Items:
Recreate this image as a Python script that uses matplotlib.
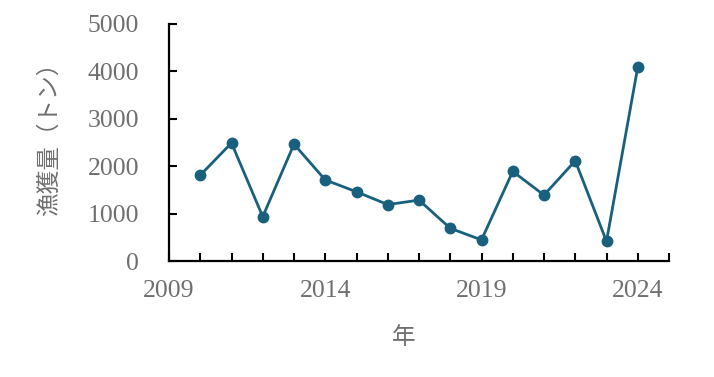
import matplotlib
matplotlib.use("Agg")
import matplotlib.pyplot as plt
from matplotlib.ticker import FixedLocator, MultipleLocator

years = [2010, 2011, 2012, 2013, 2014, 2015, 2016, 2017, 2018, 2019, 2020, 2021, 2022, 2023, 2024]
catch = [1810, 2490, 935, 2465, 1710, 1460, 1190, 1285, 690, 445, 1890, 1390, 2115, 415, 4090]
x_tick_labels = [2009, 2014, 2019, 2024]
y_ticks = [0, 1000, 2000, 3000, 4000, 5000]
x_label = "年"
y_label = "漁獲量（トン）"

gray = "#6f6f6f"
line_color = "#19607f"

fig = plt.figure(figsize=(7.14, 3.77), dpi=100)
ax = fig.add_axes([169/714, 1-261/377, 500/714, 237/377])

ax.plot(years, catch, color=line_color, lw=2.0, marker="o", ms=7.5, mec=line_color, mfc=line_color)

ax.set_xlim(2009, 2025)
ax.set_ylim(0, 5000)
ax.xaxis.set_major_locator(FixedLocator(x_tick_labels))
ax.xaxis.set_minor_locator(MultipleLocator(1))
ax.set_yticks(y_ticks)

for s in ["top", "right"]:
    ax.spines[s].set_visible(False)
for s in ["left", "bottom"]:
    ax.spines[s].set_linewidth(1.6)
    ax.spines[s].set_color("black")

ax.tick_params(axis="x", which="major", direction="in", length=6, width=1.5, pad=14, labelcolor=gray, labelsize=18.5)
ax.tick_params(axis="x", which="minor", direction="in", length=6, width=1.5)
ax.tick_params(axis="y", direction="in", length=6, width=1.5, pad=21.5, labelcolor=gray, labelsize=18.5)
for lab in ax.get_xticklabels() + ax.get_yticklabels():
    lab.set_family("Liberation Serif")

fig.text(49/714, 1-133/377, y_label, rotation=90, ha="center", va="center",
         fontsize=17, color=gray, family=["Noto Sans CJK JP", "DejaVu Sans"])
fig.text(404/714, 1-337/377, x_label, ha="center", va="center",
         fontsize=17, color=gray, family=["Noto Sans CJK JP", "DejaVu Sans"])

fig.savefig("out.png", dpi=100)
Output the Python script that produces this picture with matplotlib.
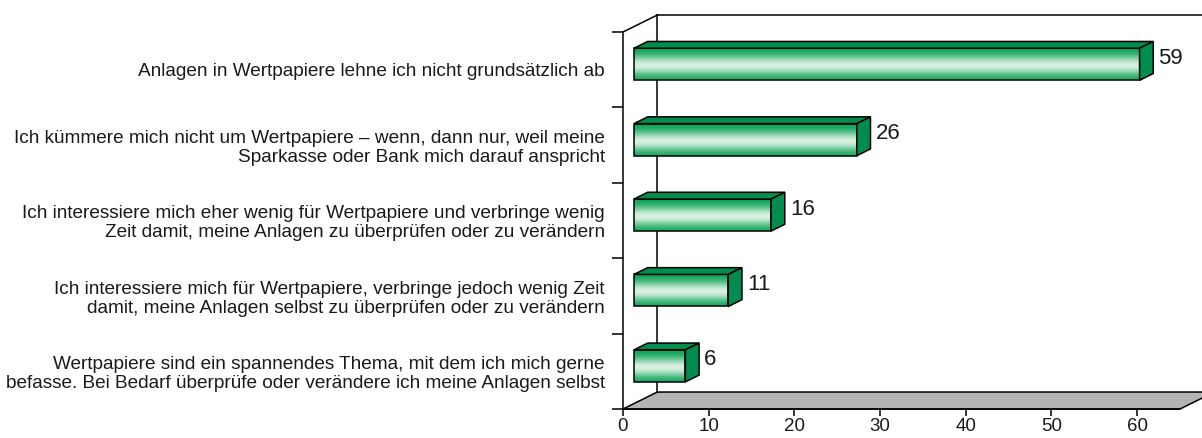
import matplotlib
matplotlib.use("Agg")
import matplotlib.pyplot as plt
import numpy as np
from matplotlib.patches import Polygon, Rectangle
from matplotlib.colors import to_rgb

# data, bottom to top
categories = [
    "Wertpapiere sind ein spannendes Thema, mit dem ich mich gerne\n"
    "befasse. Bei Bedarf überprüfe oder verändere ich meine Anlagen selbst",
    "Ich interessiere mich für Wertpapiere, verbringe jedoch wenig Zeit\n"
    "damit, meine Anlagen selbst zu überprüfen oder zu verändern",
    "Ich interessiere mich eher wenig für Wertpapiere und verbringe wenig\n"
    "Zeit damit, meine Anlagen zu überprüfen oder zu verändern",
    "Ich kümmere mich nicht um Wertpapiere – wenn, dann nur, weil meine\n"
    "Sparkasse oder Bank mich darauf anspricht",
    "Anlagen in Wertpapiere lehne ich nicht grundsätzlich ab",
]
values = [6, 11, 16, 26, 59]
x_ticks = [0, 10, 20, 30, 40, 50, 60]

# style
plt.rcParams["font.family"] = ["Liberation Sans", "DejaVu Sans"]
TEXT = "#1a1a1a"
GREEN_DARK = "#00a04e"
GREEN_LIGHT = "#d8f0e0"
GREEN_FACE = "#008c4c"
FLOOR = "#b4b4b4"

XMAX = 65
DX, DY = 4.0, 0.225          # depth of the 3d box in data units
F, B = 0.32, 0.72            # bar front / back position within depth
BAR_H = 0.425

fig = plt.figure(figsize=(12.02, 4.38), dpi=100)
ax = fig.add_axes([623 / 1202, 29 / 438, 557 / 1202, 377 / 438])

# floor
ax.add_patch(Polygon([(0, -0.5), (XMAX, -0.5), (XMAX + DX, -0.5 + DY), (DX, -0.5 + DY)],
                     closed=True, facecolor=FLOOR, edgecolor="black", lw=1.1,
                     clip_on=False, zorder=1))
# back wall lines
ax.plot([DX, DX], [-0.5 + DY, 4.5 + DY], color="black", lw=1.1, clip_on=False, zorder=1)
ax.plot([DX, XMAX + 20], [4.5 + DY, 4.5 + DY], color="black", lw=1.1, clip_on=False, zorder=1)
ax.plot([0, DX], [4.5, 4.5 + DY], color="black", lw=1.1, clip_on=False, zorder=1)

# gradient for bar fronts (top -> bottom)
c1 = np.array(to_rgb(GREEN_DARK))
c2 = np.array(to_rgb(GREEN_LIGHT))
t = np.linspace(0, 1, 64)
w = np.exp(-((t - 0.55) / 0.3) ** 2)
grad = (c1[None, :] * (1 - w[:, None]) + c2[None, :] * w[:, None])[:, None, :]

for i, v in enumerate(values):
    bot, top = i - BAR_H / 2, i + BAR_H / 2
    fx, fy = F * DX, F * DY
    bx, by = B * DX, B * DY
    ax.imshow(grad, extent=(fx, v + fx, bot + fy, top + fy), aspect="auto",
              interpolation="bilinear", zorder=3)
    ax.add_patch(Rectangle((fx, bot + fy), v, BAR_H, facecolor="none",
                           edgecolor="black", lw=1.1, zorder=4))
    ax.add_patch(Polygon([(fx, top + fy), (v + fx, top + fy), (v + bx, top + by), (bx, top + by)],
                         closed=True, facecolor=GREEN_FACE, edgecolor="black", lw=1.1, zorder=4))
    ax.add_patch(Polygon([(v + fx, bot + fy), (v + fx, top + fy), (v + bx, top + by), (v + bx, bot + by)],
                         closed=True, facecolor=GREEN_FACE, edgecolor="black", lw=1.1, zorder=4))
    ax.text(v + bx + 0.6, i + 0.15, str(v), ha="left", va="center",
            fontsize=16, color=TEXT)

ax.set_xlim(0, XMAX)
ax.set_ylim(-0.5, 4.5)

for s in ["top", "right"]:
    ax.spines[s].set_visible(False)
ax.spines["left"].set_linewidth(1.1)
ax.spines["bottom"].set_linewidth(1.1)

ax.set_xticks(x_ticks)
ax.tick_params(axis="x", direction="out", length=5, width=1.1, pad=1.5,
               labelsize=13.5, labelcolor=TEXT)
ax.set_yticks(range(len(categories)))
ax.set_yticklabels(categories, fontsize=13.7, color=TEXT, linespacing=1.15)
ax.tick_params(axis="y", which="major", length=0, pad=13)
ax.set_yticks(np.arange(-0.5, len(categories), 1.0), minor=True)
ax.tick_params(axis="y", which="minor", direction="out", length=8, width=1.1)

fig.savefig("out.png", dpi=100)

Problem to solve: List each line holding the string "matplotlib".

Solution for this exercise:
Recreate this image as a Python script that uses matplotlib.
import matplotlib
matplotlib.use("Agg")
import matplotlib.pyplot as plt
from matplotlib.ticker import FixedLocator, MultipleLocator
Output the Python script that produces this picture with matplotlib.
import matplotlib
matplotlib.use("Agg")
import matplotlib.pyplot as plt
from matplotlib.patches import Polygon, Rectangle
from matplotlib.colors import to_rgb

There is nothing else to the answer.